§ **STATED GOAL**
Reproduce, word for word, the span of lines starting at the line holding "Clone this chart in Chart.js." and ending at the line holding "const ctx = document.getElementById('indexChart');". Omit every picture.

— Start —

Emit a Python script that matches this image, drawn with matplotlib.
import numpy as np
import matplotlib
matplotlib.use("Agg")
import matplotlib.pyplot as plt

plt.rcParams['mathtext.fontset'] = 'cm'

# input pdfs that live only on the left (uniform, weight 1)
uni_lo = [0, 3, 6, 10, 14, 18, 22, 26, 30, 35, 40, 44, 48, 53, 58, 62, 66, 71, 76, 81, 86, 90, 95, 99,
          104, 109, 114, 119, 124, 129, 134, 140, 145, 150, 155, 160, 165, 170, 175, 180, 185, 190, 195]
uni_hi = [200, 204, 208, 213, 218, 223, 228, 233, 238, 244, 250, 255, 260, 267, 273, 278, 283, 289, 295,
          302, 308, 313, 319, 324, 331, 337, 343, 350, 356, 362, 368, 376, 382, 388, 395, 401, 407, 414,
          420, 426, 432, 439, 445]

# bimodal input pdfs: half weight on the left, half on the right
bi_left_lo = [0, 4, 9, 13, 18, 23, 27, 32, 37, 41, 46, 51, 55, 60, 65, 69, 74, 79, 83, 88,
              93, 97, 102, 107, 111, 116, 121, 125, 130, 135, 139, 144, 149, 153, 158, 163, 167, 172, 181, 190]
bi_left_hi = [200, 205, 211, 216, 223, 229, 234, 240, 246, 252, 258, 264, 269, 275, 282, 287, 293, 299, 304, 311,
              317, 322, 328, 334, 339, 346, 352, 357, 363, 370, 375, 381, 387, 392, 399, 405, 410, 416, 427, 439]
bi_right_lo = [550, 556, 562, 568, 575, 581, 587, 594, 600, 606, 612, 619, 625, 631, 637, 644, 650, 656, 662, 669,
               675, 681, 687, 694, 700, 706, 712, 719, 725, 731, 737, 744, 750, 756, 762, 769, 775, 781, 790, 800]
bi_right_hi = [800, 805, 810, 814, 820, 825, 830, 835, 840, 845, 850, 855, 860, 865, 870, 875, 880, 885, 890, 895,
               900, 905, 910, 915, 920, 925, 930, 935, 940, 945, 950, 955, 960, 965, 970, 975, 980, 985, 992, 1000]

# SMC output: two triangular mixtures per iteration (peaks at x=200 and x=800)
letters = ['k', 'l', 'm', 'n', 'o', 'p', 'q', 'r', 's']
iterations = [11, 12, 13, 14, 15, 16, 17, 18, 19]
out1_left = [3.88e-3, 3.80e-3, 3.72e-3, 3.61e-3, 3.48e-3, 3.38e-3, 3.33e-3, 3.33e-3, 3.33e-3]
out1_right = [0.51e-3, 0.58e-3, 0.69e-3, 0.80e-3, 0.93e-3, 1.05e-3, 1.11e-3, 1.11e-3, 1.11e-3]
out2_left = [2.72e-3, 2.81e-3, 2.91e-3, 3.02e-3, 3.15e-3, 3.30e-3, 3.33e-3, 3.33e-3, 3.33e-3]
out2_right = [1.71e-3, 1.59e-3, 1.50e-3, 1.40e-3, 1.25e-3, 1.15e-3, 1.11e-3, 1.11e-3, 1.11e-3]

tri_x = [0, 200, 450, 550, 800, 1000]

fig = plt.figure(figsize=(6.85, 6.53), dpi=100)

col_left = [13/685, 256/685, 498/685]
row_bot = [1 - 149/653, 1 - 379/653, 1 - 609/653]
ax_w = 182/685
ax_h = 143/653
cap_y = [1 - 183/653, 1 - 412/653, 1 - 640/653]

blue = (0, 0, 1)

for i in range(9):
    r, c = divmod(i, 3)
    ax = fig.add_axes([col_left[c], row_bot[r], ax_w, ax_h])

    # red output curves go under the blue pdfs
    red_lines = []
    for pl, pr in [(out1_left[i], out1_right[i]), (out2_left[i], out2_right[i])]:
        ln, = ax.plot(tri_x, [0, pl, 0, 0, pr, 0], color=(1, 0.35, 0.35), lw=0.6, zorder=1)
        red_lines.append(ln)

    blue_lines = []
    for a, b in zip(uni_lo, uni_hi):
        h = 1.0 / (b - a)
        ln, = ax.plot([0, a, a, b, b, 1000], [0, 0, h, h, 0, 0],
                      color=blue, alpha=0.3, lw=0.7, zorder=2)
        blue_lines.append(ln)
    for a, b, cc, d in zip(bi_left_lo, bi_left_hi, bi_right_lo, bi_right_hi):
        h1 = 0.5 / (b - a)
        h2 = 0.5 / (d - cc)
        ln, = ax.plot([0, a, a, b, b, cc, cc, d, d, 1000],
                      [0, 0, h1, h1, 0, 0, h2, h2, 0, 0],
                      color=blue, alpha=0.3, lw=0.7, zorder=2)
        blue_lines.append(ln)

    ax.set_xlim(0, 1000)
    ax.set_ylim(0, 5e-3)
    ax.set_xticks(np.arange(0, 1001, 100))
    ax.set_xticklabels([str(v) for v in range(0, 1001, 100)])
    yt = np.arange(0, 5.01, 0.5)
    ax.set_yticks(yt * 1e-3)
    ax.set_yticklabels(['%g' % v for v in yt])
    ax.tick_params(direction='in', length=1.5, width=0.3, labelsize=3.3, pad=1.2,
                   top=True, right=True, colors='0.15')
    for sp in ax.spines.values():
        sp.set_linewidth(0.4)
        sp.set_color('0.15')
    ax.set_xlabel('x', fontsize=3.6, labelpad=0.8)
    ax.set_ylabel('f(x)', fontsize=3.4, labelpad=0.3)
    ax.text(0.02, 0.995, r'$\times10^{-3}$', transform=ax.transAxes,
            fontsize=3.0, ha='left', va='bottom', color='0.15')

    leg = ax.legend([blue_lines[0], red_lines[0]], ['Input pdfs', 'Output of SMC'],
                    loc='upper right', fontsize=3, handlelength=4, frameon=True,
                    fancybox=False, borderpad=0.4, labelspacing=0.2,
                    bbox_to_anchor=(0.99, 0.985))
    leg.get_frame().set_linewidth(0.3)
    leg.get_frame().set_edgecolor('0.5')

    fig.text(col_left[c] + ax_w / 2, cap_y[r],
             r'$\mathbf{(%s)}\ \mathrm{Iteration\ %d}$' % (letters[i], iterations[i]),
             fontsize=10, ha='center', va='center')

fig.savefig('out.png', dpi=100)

— End —
— Start —

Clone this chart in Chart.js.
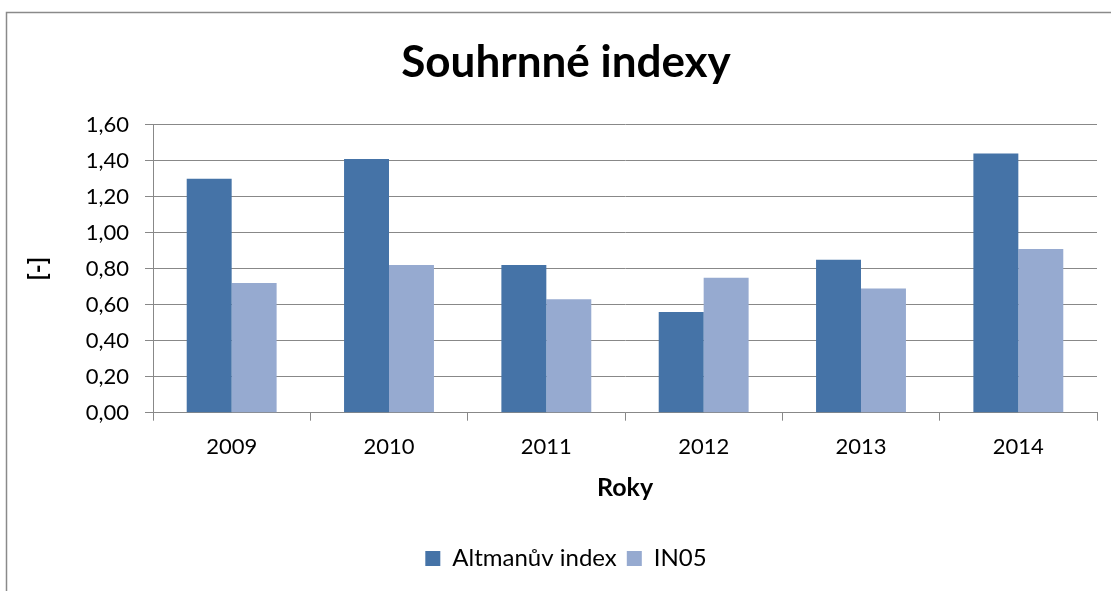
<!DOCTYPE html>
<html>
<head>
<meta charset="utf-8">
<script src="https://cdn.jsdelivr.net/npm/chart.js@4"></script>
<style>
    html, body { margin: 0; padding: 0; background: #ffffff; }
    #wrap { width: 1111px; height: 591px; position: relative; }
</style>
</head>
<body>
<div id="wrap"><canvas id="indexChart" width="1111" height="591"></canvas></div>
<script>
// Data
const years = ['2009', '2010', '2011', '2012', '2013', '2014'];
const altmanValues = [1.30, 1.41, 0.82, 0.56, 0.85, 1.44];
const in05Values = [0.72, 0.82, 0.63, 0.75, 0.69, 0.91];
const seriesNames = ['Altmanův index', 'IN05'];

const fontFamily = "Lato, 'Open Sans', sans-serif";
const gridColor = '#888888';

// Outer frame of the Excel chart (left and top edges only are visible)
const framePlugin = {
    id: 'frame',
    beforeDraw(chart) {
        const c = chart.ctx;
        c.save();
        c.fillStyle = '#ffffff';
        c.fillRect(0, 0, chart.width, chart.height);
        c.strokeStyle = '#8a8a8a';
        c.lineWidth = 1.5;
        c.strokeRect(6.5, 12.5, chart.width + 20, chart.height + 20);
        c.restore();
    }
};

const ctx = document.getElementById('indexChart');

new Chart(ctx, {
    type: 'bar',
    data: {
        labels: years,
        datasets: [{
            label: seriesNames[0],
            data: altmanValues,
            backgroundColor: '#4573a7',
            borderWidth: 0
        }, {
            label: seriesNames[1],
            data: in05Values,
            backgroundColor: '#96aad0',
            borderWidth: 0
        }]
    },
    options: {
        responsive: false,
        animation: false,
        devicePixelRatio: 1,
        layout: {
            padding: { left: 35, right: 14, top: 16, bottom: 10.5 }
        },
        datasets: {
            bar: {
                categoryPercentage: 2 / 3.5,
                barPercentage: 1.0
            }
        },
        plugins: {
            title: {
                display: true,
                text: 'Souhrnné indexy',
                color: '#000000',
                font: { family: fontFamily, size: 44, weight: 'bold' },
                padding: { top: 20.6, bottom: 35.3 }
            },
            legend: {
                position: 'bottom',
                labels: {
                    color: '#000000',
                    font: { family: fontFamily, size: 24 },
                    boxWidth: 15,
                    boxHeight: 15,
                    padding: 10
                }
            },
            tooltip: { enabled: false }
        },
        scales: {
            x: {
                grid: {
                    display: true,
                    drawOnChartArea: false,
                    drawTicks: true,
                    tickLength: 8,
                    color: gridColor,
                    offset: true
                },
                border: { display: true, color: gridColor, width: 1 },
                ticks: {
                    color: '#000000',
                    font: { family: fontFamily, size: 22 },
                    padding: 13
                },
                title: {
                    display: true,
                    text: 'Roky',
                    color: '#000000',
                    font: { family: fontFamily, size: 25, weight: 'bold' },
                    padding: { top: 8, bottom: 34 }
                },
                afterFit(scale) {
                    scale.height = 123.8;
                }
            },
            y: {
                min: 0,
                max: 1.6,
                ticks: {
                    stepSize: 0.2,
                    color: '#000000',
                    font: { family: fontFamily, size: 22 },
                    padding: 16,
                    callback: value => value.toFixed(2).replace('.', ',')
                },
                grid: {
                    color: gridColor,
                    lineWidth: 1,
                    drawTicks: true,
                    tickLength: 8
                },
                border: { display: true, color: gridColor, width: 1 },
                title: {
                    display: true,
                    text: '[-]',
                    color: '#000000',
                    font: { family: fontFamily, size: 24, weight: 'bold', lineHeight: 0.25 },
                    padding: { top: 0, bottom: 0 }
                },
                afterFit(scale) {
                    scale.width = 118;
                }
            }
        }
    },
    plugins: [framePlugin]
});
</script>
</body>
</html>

— End —

§ **THE ANSWER**
Clone this chart in Chart.js.
<!DOCTYPE html>
<html>
<head>
<meta charset="utf-8">
<script src="https://cdn.jsdelivr.net/npm/chart.js@4"></script>
<style>
    html, body { margin: 0; padding: 0; background: #ffffff; }
    #wrap { width: 1111px; height: 591px; position: relative; }
</style>
</head>
<body>
<div id="wrap"><canvas id="indexChart" width="1111" height="591"></canvas></div>
<script>
// Data
const years = ['2009', '2010', '2011', '2012', '2013', '2014'];
const altmanValues = [1.30, 1.41, 0.82, 0.56, 0.85, 1.44];
const in05Values = [0.72, 0.82, 0.63, 0.75, 0.69, 0.91];
const seriesNames = ['Altmanův index', 'IN05'];

const fontFamily = "Lato, 'Open Sans', sans-serif";
const gridColor = '#888888';

// Outer frame of the Excel chart (left and top edges only are visible)
const framePlugin = {
    id: 'frame',
    beforeDraw(chart) {
        const c = chart.ctx;
        c.save();
        c.fillStyle = '#ffffff';
        c.fillRect(0, 0, chart.width, chart.height);
        c.strokeStyle = '#8a8a8a';
        c.lineWidth = 1.5;
        c.strokeRect(6.5, 12.5, chart.width + 20, chart.height + 20);
        c.restore();
    }
};

const ctx = document.getElementById('indexChart');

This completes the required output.